** BEGIN Material provided **

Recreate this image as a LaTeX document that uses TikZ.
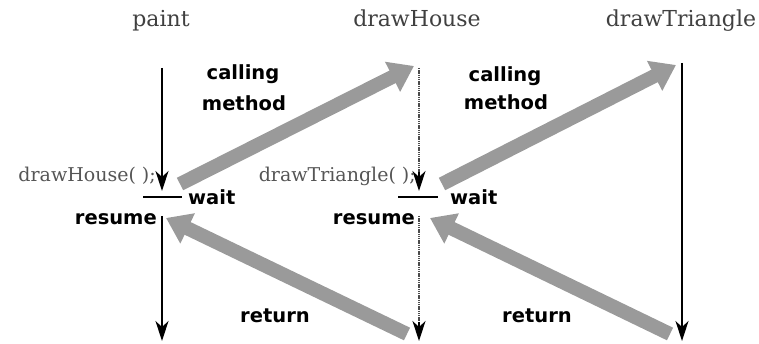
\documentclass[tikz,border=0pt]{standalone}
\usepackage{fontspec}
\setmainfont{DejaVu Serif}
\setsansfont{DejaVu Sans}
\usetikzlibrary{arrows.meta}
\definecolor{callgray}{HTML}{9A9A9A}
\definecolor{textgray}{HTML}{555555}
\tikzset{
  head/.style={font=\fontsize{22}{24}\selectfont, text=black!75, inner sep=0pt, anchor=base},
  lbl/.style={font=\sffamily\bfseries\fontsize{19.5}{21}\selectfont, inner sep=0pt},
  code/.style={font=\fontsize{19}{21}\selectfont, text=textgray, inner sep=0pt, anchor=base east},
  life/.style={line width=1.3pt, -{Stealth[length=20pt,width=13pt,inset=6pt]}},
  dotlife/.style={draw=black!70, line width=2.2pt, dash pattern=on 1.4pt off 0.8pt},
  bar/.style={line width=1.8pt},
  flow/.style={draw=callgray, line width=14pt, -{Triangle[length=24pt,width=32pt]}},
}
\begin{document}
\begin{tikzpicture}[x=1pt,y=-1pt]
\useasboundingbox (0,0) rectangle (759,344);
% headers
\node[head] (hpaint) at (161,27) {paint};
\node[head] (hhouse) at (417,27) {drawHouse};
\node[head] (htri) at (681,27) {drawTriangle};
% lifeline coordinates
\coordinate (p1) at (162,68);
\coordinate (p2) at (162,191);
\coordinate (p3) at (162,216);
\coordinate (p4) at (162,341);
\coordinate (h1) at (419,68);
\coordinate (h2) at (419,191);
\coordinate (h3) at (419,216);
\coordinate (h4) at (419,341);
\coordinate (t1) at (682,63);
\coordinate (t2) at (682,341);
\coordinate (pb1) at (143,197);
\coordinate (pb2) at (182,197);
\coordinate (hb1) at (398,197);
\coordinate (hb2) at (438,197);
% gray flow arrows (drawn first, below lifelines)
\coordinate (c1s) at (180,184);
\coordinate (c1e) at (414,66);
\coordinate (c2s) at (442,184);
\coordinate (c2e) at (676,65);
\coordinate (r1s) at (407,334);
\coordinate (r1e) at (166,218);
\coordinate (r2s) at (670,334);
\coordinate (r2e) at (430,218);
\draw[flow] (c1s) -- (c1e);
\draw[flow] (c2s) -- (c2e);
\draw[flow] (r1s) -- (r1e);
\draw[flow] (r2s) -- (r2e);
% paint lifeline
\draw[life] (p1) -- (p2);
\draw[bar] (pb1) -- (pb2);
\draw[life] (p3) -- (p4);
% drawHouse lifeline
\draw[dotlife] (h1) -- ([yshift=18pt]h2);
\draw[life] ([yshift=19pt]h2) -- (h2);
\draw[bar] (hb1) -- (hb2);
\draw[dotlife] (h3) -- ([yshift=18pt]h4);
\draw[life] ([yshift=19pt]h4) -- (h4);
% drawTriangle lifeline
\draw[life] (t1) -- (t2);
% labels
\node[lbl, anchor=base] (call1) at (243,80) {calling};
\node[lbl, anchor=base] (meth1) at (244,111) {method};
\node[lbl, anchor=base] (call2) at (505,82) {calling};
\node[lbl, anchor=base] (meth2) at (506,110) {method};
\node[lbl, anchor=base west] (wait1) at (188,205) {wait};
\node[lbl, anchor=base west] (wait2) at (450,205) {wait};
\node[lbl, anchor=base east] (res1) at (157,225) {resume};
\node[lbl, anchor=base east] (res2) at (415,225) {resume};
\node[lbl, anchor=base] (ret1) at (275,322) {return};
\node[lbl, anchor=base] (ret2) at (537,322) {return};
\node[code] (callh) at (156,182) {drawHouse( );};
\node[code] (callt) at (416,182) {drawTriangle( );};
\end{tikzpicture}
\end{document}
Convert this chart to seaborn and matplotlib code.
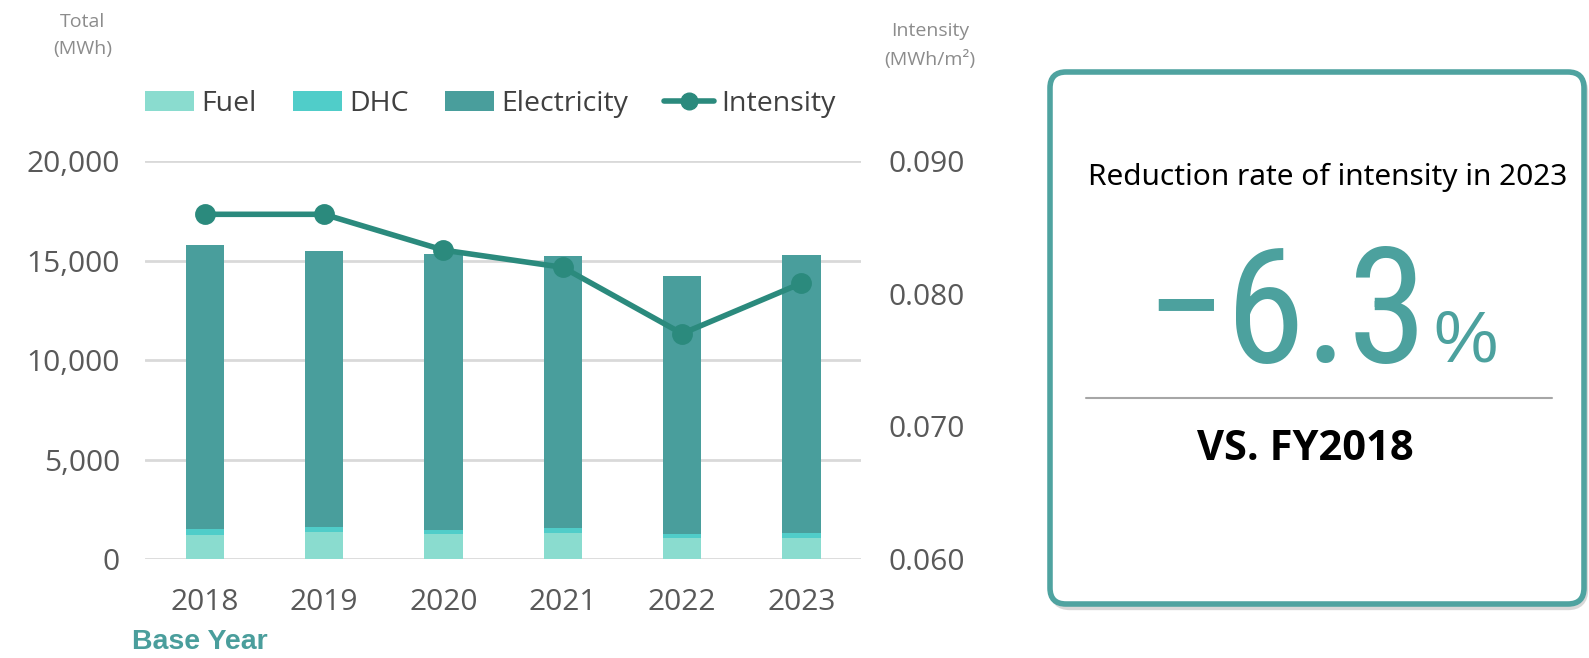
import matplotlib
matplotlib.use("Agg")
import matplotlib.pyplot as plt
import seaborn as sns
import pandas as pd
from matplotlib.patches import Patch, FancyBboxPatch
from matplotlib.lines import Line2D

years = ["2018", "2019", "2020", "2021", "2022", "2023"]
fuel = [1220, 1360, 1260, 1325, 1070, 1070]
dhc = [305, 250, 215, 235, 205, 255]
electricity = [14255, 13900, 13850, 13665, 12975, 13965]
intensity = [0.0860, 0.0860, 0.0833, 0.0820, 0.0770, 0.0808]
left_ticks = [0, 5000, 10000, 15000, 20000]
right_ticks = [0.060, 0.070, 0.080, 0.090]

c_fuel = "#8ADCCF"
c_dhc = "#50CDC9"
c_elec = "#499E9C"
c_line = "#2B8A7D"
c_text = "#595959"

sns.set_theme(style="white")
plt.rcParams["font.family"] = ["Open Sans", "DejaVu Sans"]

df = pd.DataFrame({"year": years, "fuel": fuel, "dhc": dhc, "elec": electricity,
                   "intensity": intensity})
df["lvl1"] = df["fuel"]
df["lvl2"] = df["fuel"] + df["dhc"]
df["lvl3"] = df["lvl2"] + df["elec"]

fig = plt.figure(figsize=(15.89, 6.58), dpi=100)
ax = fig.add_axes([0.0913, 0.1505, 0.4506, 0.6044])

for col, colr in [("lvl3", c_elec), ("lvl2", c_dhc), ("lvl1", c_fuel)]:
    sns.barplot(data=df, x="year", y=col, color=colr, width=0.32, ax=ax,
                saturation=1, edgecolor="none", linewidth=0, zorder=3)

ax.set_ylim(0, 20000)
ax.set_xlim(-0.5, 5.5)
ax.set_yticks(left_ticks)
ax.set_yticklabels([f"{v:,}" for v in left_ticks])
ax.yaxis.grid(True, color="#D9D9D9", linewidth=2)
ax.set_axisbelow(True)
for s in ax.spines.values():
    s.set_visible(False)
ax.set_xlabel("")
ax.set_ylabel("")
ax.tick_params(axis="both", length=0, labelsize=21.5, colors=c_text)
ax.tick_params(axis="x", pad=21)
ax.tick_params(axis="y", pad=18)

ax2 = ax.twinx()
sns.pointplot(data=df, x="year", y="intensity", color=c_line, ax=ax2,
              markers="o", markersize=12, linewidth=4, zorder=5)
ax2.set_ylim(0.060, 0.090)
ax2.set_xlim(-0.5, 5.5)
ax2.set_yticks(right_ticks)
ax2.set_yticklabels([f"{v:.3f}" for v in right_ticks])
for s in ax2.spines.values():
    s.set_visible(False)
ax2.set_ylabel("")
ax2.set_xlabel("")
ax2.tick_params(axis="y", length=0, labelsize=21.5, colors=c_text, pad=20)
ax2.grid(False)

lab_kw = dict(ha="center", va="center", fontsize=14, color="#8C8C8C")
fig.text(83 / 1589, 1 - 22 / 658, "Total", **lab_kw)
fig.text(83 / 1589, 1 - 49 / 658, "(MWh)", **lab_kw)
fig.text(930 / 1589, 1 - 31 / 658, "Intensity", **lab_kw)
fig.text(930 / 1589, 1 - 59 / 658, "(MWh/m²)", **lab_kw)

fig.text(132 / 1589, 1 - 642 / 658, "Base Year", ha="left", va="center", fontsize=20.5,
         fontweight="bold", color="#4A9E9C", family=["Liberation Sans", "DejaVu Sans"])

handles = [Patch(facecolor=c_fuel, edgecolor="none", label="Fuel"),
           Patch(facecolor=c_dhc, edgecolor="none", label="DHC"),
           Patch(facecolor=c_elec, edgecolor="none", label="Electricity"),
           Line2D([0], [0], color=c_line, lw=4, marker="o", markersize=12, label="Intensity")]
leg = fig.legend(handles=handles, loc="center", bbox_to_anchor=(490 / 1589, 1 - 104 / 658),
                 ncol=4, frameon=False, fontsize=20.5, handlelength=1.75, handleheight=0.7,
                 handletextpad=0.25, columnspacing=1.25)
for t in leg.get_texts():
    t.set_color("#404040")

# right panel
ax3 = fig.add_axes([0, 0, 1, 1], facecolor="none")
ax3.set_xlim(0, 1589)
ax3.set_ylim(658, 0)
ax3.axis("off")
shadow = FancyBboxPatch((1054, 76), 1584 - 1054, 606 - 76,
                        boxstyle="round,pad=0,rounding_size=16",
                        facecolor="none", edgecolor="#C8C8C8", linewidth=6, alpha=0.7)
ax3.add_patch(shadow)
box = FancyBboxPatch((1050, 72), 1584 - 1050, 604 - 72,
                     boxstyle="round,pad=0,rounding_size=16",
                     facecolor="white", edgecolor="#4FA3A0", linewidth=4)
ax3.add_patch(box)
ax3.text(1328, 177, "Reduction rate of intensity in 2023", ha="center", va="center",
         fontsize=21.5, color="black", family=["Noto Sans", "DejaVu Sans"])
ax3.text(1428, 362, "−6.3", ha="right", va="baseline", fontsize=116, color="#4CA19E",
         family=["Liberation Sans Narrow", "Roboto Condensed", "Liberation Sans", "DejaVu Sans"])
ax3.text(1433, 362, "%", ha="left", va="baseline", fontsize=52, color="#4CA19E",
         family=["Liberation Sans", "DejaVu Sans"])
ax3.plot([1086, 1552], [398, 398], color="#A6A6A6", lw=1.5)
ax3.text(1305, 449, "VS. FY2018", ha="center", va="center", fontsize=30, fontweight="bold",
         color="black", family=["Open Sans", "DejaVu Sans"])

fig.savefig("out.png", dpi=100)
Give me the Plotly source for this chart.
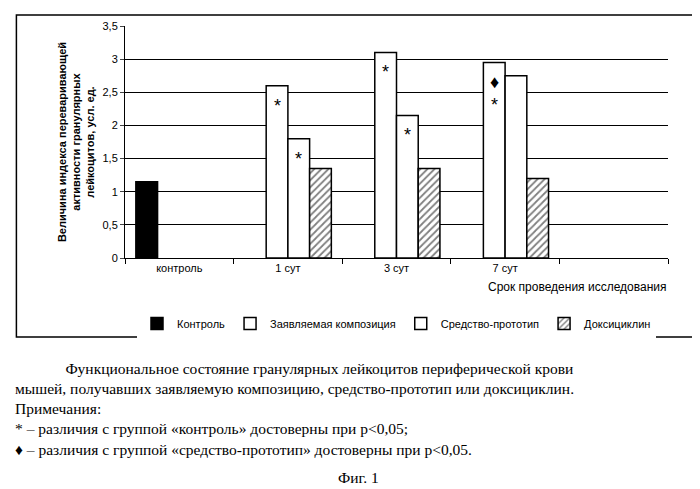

** END Material provided **

-- Set exercise --
Copy out each line of the listing that holds "code".

-- Answer --
  code/.style={font=\fontsize{19}{21}\selectfont, text=textgray, inner sep=0pt, anchor=base east},
\node[code] (callh) at (156,182) {drawHouse( );};
\node[code] (callt) at (416,182) {drawTriangle( );};
Convert this chart to seaborn and matplotlib code.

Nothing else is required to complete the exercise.